Идея уже изношена и более непригодна. (Я слышал как-то, что Лабор отпустил схожее замечание по поводу музыкальных идей.) Так серебряная фольга, если ее скомкать, уже никогда не разгладится. Почти все мои идеи отчасти скомканы.
Я и вправду думаю пером, поскольку моя голова часто не сознает, что пишет рука.
(Философы нередко напоминают малых детей, которые впервые в жизни корябают на листе бумаги и спрашивают взрослых: «Что это?» Происходит так: взрослые частенько рисуют что-либо для детей и говорят: «это человек», «это дом» и т. д. А потом ребенок рисует сам и спрашивает: «А это вот что?»)
Рэмси[39] был буржуазным мыслителем. Он мыслил ради прояснения дел конкретного сообщества. Он не размышлял о сути государства – во всяком случае не любил этого делать, – лишь о том, как организовать это государство разумно. Идея, что данное государство может не быть идеалом, тревожила его лишь отчасти, а отчасти вызывала скуку. Он хотел как можно быстрее перейти к размышлениям о фундаменте данного государства. В этом он был хорош и это его действительно интересовало, тогда как истинные философские размышления его смущали, пока он не отмахивался от их результата (если таковой имелся) как от тривиального.

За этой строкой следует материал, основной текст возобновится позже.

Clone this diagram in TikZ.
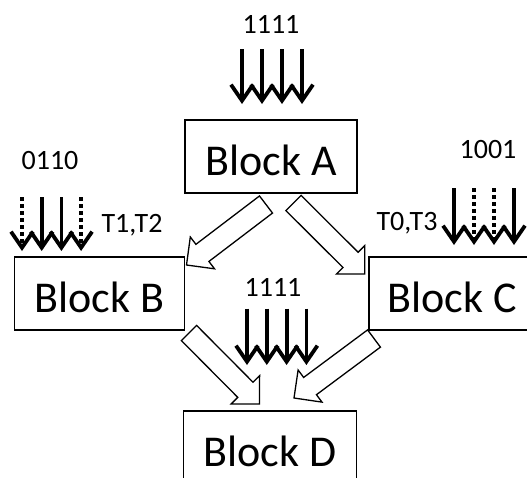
\documentclass[tikz,border=0pt]{standalone}
\usepackage{fontspec}
\setmainfont{Carlito}
\usetikzlibrary{arrows.meta,calc}

% hollow block arrow from tail (#1) to tip (#2)
\newcommand{\fatarrow}[2]{%
  \coordinate (fa-h) at ($(#2)!20pt!(#1)$);
  \draw[fatarr] ($(#1)!10.75pt!90:(#2)$) -- ($(fa-h)!10.75pt!90:(#2)$)
    -- ($(fa-h)!20pt!90:(#2)$) -- (#2) -- ($(fa-h)!20pt!-90:(#2)$)
    -- ($(fa-h)!10.75pt!-90:(#2)$) -- ($(#1)!10.75pt!-90:(#2)$) -- cycle;}

\begin{document}
\begin{tikzpicture}[x=1pt, y=-1pt,
    every node/.style={font=\fontsize{28}{30}\selectfont},
    block/.style={draw, line width=1.3pt, minimum height=73pt, inner sep=0pt,
      text height=37pt, text depth=0pt, font=\fontsize{44}{48}\selectfont},
    bit1/.style={line width=3.8pt, -{Straight Barb[length=16pt,width=22pt]}},
    bit0/.style={bit1, dash pattern=on 3.5pt off 3.5pt},
    fatarr/.style={line width=1.3pt, fill=white, line join=miter}
]
\useasboundingbox (0,0) rectangle (527,477);

% blocks
\node[block, minimum width=172pt] (blkA) at (271,156.5) {Block A};
\node[block, minimum width=170pt] (blkB) at (99.25,293.5) {Block B};
\node[block, minimum width=166pt] (blkC) at (452,293.5) {Block C};
\node[block, minimum width=173pt] (blkD) at (270,447.5) {Block D};

% thread masks
\node (maskA) at (271,24) {1111};
\node (maskB) at (50,161) {0110};
\node (maskC) at (488,150) {1001};
\node (maskD) at (273,287) {1111};
\node (thrB) at (132,225) {T1,T2};
\node (thrC) at (407,223) {T0,T3};

\coordinate (inA) at (242,49);
\coordinate (inB) at (22,197);
\coordinate (inC) at (454,188);
\coordinate (inD) at (247,308.5);
\foreach \b [count=\i] in {1,1,1,1}
  \draw[bit\b] ($(inA)+(20*\i-20,0)$) -- ++(0,55);
\foreach \b [count=\i] in {0,1,1,0}
  \draw[bit\b] ($(inB)+(19.7*\i-19.7,0)$) -- ++(0,54);
\foreach \b [count=\i] in {1,0,0,1}
  \draw[bit\b] ($(inC)+(20*\i-20,0)$) -- ++(0,57);
\foreach \b [count=\i] in {1,1,1,1}
  \draw[bit\b] ($(inD)+(19.8*\i-19.8,0)$) -- ++(0,56.5);

% control flow
\coordinate (ab0) at (266,204.5);   \coordinate (ab1) at (186.5,265);
\coordinate (ac0) at (293.5,203);   \coordinate (ac1) at (364.7,274);
\coordinate (bd0) at (189,333);     \coordinate (bd1) at (259.5,404);
\coordinate (cd0) at (374,338.5);   \coordinate (cd1) at (294,398);
\fatarrow{ab0}{ab1}
\fatarrow{ac0}{ac1}
\fatarrow{bd0}{bd1}
\fatarrow{cd0}{cd1}
\end{tikzpicture}
\end{document}
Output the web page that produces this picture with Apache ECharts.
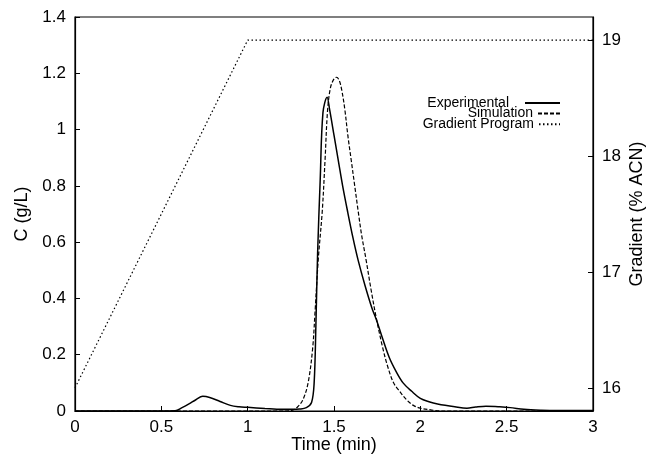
<!DOCTYPE html>
<html>
<head>
<meta charset="utf-8">
<script src="https://cdn.jsdelivr.net/npm/echarts@6/dist/echarts.min.js"></script>
<style>html,body{margin:0;padding:0;background:#fff}#c{width:648px;height:456px}</style>
</head>
<body>
<div id="c"></div>
<script>
// ---- data ----
var expTime = [0, 0.5, 0.58, 0.62, 0.66, 0.70, 0.74, 0.78, 0.84, 0.90, 0.95, 1.00, 1.10, 1.20, 1.26, 1.30, 1.34, 1.37, 1.385, 1.395, 1.405, 1.42, 1.436, 1.46, 1.475, 1.50, 1.525, 1.55, 1.58, 1.61, 1.64, 1.68, 1.72, 1.745, 1.78, 1.82, 1.86, 1.90, 1.95, 2.00, 2.05, 2.10, 2.20, 2.27, 2.32, 2.38, 2.45, 2.52, 2.60, 2.70, 2.80, 3.00];
var expC = [0, 0, 0.001, 0.012, 0.025, 0.040, 0.052, 0.048, 0.034, 0.020, 0.015, 0.013, 0.009, 0.006, 0.006, 0.007, 0.012, 0.03, 0.10, 0.30, 0.56, 0.82, 1.06, 1.115, 1.07, 0.98, 0.89, 0.80, 0.705, 0.615, 0.535, 0.445, 0.365, 0.325, 0.26, 0.19, 0.14, 0.10, 0.07, 0.045, 0.033, 0.025, 0.015, 0.010, 0.014, 0.017, 0.015, 0.012, 0.006, 0.003, 0.002, 0.002];
var simTime = [0, 1.22, 1.26, 1.29, 1.32, 1.35, 1.376, 1.39, 1.409, 1.432, 1.448, 1.463, 1.48, 1.50, 1.515, 1.53, 1.545, 1.563, 1.58, 1.60, 1.62, 1.64, 1.66, 1.685, 1.715, 1.745, 1.78, 1.81, 1.845, 1.88, 1.92, 1.96, 2.00, 2.06, 2.12, 3.00];
var simC = [0, 0, 0.003, 0.015, 0.04, 0.10, 0.22, 0.35, 0.54, 0.71, 0.89, 1.07, 1.15, 1.18, 1.186, 1.175, 1.14, 1.07, 0.98, 0.89, 0.80, 0.71, 0.625, 0.54, 0.43, 0.33, 0.23, 0.16, 0.10, 0.07, 0.04, 0.02, 0.01, 0.004, 0, 0];
var gradTime = [0, 1, 3];
var gradPct = [16, 19, 19];
var xTicks = [0, 0.5, 1, 1.5, 2, 2.5, 3];
var cTicks = [0, 0.2, 0.4, 0.6, 0.8, 1, 1.2, 1.4];
var gTicks = [16, 17, 18, 19];

function pairs(a, b) { return a.map(function (v, i) { return [v, b[i]]; }); }

var FONT = 'Liberation Sans, Arial, Helvetica, sans-serif';
var chart = echarts.init(document.getElementById('c'), null, {renderer: 'canvas'});

function legendFor(name, top, pad, w) {
  return {
    show: true, data: [name], right: 87, top: top, orient: 'vertical', align: 'right',
    padding: 0, itemWidth: w, itemHeight: 10,
    itemStyle: {opacity: 0, borderWidth: 0},
    textStyle: {fontFamily: FONT, fontSize: 14, lineHeight: 14, color: '#000', padding: [0, pad, 0, 0]},
    selectedMode: false
  };
}

var option = {
  animation: false,
  backgroundColor: '#fff',
  grid: {left: 75, right: 55, top: 17, bottom: 45, show: true, borderColor: '#000', borderWidth: 1.2, backgroundColor: 'transparent', containLabel: false, outerBoundsMode: 'none'},
  legend: [
    legendFor('Experimental', 96, 11, 35),
    legendFor('Simulation', 106.5, 0, 22),
    legendFor('Gradient Program', 117.2, 0, 21)
  ],
  xAxis: {
    type: 'value', min: xTicks[0], max: xTicks[xTicks.length - 1], interval: 0.5,
    name: 'Time (min)', nameLocation: 'middle', nameGap: 25, nameMoveOverlap: false,
    nameTextStyle: {fontFamily: FONT, fontSize: 18, color: '#000'},
    axisLine: {show: true, lineStyle: {color: '#000', width: 1.2}},
    axisTick: {show: true, inside: true, length: 5, lineStyle: {color: '#000'}},
    axisLabel: {fontFamily: FONT, fontSize: 17, color: '#000', margin: 8},
    splitLine: {show: false}
  },
  yAxis: [
    {
      type: 'value', min: cTicks[0], max: cTicks[cTicks.length - 1], interval: 0.2, position: 'left',
      name: 'C (g/L)', nameLocation: 'middle', nameGap: 44, nameRotate: 90, nameMoveOverlap: false,
      nameTextStyle: {fontFamily: FONT, fontSize: 18, color: '#000'},
      axisLine: {show: true, lineStyle: {color: '#000', width: 1.2}},
      axisTick: {show: true, inside: true, length: 5, lineStyle: {color: '#000'}},
      axisLabel: {fontFamily: FONT, fontSize: 17, color: '#000', margin: 9},
      splitLine: {show: false}
    },
    {
      type: 'value', min: 15.8, max: 19.2, splitNumber: 4, position: 'right',
      name: 'Gradient (% ACN)', nameLocation: 'middle', nameGap: 35, nameRotate: 90, nameMoveOverlap: false,
      nameTextStyle: {fontFamily: FONT, fontSize: 18, color: '#000'},
      axisLine: {show: true, lineStyle: {color: '#000', width: 1.2}},
      axisTick: {show: true, inside: true, length: 5, lineStyle: {color: '#000'}},
      axisLabel: {fontFamily: FONT, fontSize: 17, color: '#000', margin: 9, showMinLabel: false, showMaxLabel: false,
        formatter: function (v) { return gTicks.indexOf(Math.round(v * 1000) / 1000) >= 0 ? String(v) : ''; }},
      splitLine: {show: false}
    }
  ],
  series: [
    {
      name: 'Experimental', type: 'line', yAxisIndex: 0, data: pairs(expTime, expC),
      showSymbol: false, symbol: 'none', smooth: 0.35,
      lineStyle: {color: '#000', width: 1.5, type: 'solid'}, itemStyle: {color: '#000'}
    },
    {
      name: 'Simulation', type: 'line', yAxisIndex: 0, data: pairs(simTime, simC),
      showSymbol: false, symbol: 'none', smooth: 0.35,
      lineStyle: {color: '#000', width: 1.2, type: [4, 2]}, itemStyle: {color: '#000'}
    },
    {
      name: 'Gradient Program', type: 'line', yAxisIndex: 1, data: pairs(gradTime, gradPct),
      showSymbol: false, symbol: 'none',
      lineStyle: {color: '#000', width: 1.2, type: [1.5, 2.5]}, itemStyle: {color: '#000'}
    }
  ]
};
chart.setOption(option);
</script>
</body>
</html>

Любопытную аналогию можно вывести из того факта, что линза даже самого крупного телескопа не видит больше нашего глаза.
Толстой: значение (важность) чего-либо состоит в том, что все его понимают. Это одновременно истинно и ложно. Понимание объекта затрудняется – если он значим, важен – вовсе не тем, что вас нужно посвятить в тайны, чтобы вы его поняли, но антитезой между пониманием объекта и тем, что желает видеть большинство. Из-за этого наиболее очевидное становится наиболее трудным для понимания. Это задача не для интеллекта, но для воли, подлежащая преодолению.
Тот, кто учит сегодня философии, кормит своего ученика не тем, что тому нравится, но тем, что может изменить его вкусы.
Я всего лишь зеркало, в котором читатель видит отражение собственных мыслей, со всеми искажениями, и помогаю привести эти мысли в порядок.
Язык расставляет всем схожие ловушки: это огромный лабиринт с множеством неверных поворотов. И потому мы наблюдаем, как люди один за другим идут проторенными тропами, и знаем заранее, где они собьются с пути, где пойдут прямо, пропустив поворот, и т. д. И я должен сделать следующее: установить знаки на всех перекрестках с неверными поворотами, чтобы помочь людям миновать опасности.
То, что Эддингтон[40] говорит о «направлении времени» и принципе энтропии, сводится к тому, что время изменит направление на обратное, если люди однажды начнут ходить спиной вперед. Если угодно, можете трактовать это именно так; но тогда вы должны отчетливо сознавать, что именно вы сказали: люди всего лишь изменили направление движения.
Кто-то делит людей на покупателей и продавцов и забывает, что покупатели – тоже продавцы. Если напомнить об этом, изменится ли грамматика?
Реальное достижение Коперника и Дарвина – не в создании истинной теории, а в изобретении нового плодотворного взгляда на мир.
Полагаю, истинной целью поисков Гёте была не физиологическая, а психологическая теория цвета.
1932
Философы, которые говорят: «После смерти наступит безвременье» или «В смерти мы вступаем в безвременье», – не замечают, что использовали темпоральные наречия («после», «в») и что темпоральность встроена в их грамматику.
1932–1934
Помню впечатление от хорошей архитектуры: она выражает мысль. И хочется ответить на нее жестом.
Не играй с тем, что скрыто глубоко в другом.
Лицо есть душа тела.
Нельзя оценить собственный нрав извне, как и собственный почерк.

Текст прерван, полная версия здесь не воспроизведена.